* Work to be completed: Your task is to repeat the lines below exactly, excluding any pictures they contain.

* Data segment:

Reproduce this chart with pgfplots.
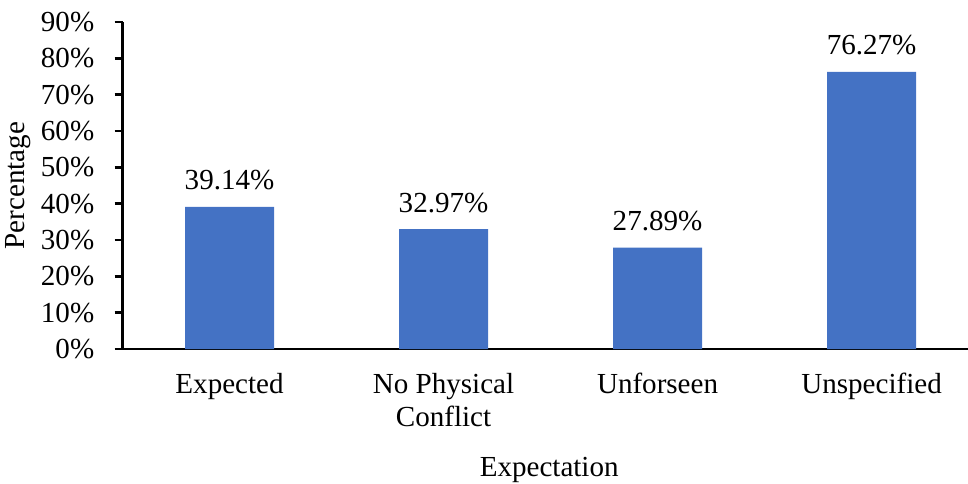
\documentclass[border=0pt]{standalone}
\usepackage{pgfplots}
\pgfplotsset{compat=1.18}
\usepackage{fontspec}
\setmainfont{Liberation Serif}
\definecolor{barblue}{RGB}{68,114,196}
\newcommand{\chartfont}{\fontsize{21.8pt}{25pt}\selectfont}

\begin{document}
\chartfont
\begin{tikzpicture}[x=1pt,y=1pt,font=\chartfont]
\useasboundingbox (0,0) rectangle (726,362.25);
\begin{axis}[
  at={(91.9pt,100.5pt)}, anchor=south west,
  scale only axis,
  width=634pt, height=245.25pt,
  /pgf/number format/assume math mode=true,
  every tick label/.append style={font=\chartfont},
  every axis label/.append style={font=\chartfont},
  ymin=0, ymax=90,
  xmin=-0.5, xmax=3.45,
  axis x line=bottom, axis y line=left,
  axis line style={line width=2pt, -},
  ytick={0,10,...,90},
  yticklabel={\pgfmathprintnumber{\tick}\%},
  ytick style={line width=2pt, black},
  tick align=outside,
  major tick length=6pt,
  x tick style={draw=none},
  xtick={0,1,2,3},
  xticklabels={Expected, {No Physical\\Conflict}, Unforseen, Unspecified},
  xticklabel style={align=center, yshift=-4.5pt},
  yticklabel style={xshift=-7.75pt},
  ylabel={Percentage},
  ylabel style={at={([xshift=-78pt]axis description cs:0,0.5)}, anchor=center},
  xlabel={Expectation},
  xlabel style={at={([yshift=-90.75pt,xshift=3pt]axis description cs:0.5,0)}, anchor=center},
  ybar, bar width=0.416,
  nodes near coords={\pgfmathprintnumber[fixed,fixed zerofill,precision=2]{\pgfplotspointmeta}\%},
  nodes near coords style={anchor=south, yshift=5pt, font=\chartfont},
  clip=false,
]
\addplot[fill=barblue, draw=none] coordinates {
  (0,39.14) (1,32.97) (2,27.89) (3,76.27)
};
\end{axis}
\end{tikzpicture}
\end{document}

* Result:
Reproduce this chart with pgfplots.
\documentclass[border=0pt]{standalone}
\usepackage{pgfplots}
\pgfplotsset{compat=1.18}
\usepackage{fontspec}
\setmainfont{Liberation Serif}
\definecolor{barblue}{RGB}{68,114,196}
\newcommand{\chartfont}{\fontsize{21.8pt}{25pt}\selectfont}

\begin{document}
\chartfont
\begin{tikzpicture}[x=1pt,y=1pt,font=\chartfont]
\useasboundingbox (0,0) rectangle (726,362.25);
\begin{axis}[
  at={(91.9pt,100.5pt)}, anchor=south west,
  scale only axis,
  width=634pt, height=245.25pt,
  /pgf/number format/assume math mode=true,
  every tick label/.append style={font=\chartfont},
  every axis label/.append style={font=\chartfont},
  ymin=0, ymax=90,
  xmin=-0.5, xmax=3.45,
  axis x line=bottom, axis y line=left,
  axis line style={line width=2pt, -},
  ytick={0,10,...,90},
  yticklabel={\pgfmathprintnumber{\tick}\%},
  ytick style={line width=2pt, black},
  tick align=outside,
  major tick length=6pt,
  x tick style={draw=none},
  xtick={0,1,2,3},
  xticklabels={Expected, {No Physical\\Conflict}, Unforseen, Unspecified},
  xticklabel style={align=center, yshift=-4.5pt},
  yticklabel style={xshift=-7.75pt},
  ylabel={Percentage},
  ylabel style={at={([xshift=-78pt]axis description cs:0,0.5)}, anchor=center},
  xlabel={Expectation},
  xlabel style={at={([yshift=-90.75pt,xshift=3pt]axis description cs:0.5,0)}, anchor=center},
  ybar, bar width=0.416,
  nodes near coords={\pgfmathprintnumber[fixed,fixed zerofill,precision=2]{\pgfplotspointmeta}\%},
  nodes near coords style={anchor=south, yshift=5pt, font=\chartfont},
  clip=false,
]
\addplot[fill=barblue, draw=none] coordinates {
  (0,39.14) (1,32.97) (2,27.89) (3,76.27)
};
\end{axis}
\end{tikzpicture}
\end{document}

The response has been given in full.